Having forced the full or partial closure of fisheries in Shark Bay and Kalbarri, there are fears rising temperatures could also be affecting the $200-million-a-year western rock lobster fishery – WA’s biggest. Since 2008, there has been a dramatic decline in the number of larval-stage rock lobsters in many areas, leading to commercial catch limits for the prized species to be halved to 5500 tonnes.

Fisheries director-general Stuart Smith said the department initially thought the 2010-11 heatwave was an aberration but now believed it may be part of broader environmental change.

He said that although some of the heatwave’s effects were obvious, such as the collapse of abalone stocks off the Mid West coast, others were less clear.

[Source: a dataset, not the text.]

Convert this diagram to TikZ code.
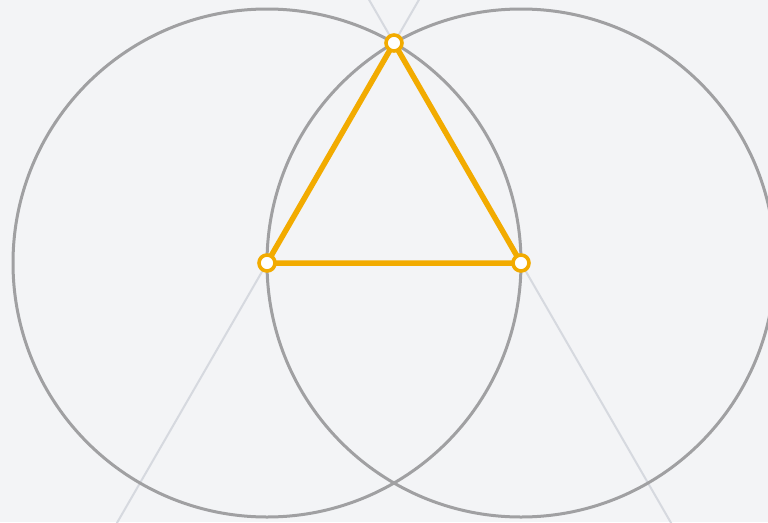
\documentclass[tikz,border=0pt]{standalone}
\usetikzlibrary{calc}
\definecolor{bg}{HTML}{F3F4F6}
\definecolor{circ}{HTML}{A0A0A2}
\definecolor{guide}{HTML}{D6D9DF}
\definecolor{tri}{HTML}{F2AB00}
\tikzset{
  guideline/.style={draw=guide,line width=2pt},
  circline/.style={draw=circ,line width=3pt},
  triline/.style={draw=tri,line width=5.5pt,line join=round},
  vertex/.style={circle,draw=tri,fill=white,line width=3.6pt,minimum size=16pt,inner sep=0pt}
}
\begin{document}
\begin{tikzpicture}[x=1pt,y=-1pt]
\useasboundingbox (0,0) rectangle (768,522);
\fill[bg] (0,0) rectangle (768,522);
\clip (0,0) rectangle (768,522);
\coordinate (A) at (267,263);
\coordinate (B) at (521,263);
\coordinate (C) at (394,43);
\draw[guideline] ($(C)!-0.5!(A)$) -- ($(C)!2.5!(A)$);
\draw[guideline] ($(C)!-0.5!(B)$) -- ($(C)!2.5!(B)$);
\draw[circline] (A) circle[radius=254];
\draw[circline] (B) circle[radius=254];
\draw[triline] (A) -- (B) -- (C) -- cycle;
\node[vertex] (vA) at (A) {};
\node[vertex] (vB) at (B) {};
\node[vertex] (vC) at (C) {};
\end{tikzpicture}
\end{document}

One was the extent to which higher water temperatures were influencing lobster numbers. Another was whether a spike in great white attacks and sightings in the past two years, in which five people have been killed by sharks, was linked to the changing temperatures.

Great white sharks prefer cooler water and Mr Smith believes the animals may have been pushed closer to beaches as the warmer tropical water flowed south, forcing the cooler water towards the coastline. He said that along with increased surveillance, the theory was one of the only plausible explanations for the rise in great white activity given the animals took 15 years to reach sexual maturity.

“It may be the sharks are coming in with the colder water or it may be that the things they’re feeding on are coming in with the colder water and the sharks are following them,” he said.

WA Marine Science Institution chairman Peter Rogers, a former Fisheries boss, said he had never known an event like the 2010-11 marine heatwave. He said its effects were still being measured.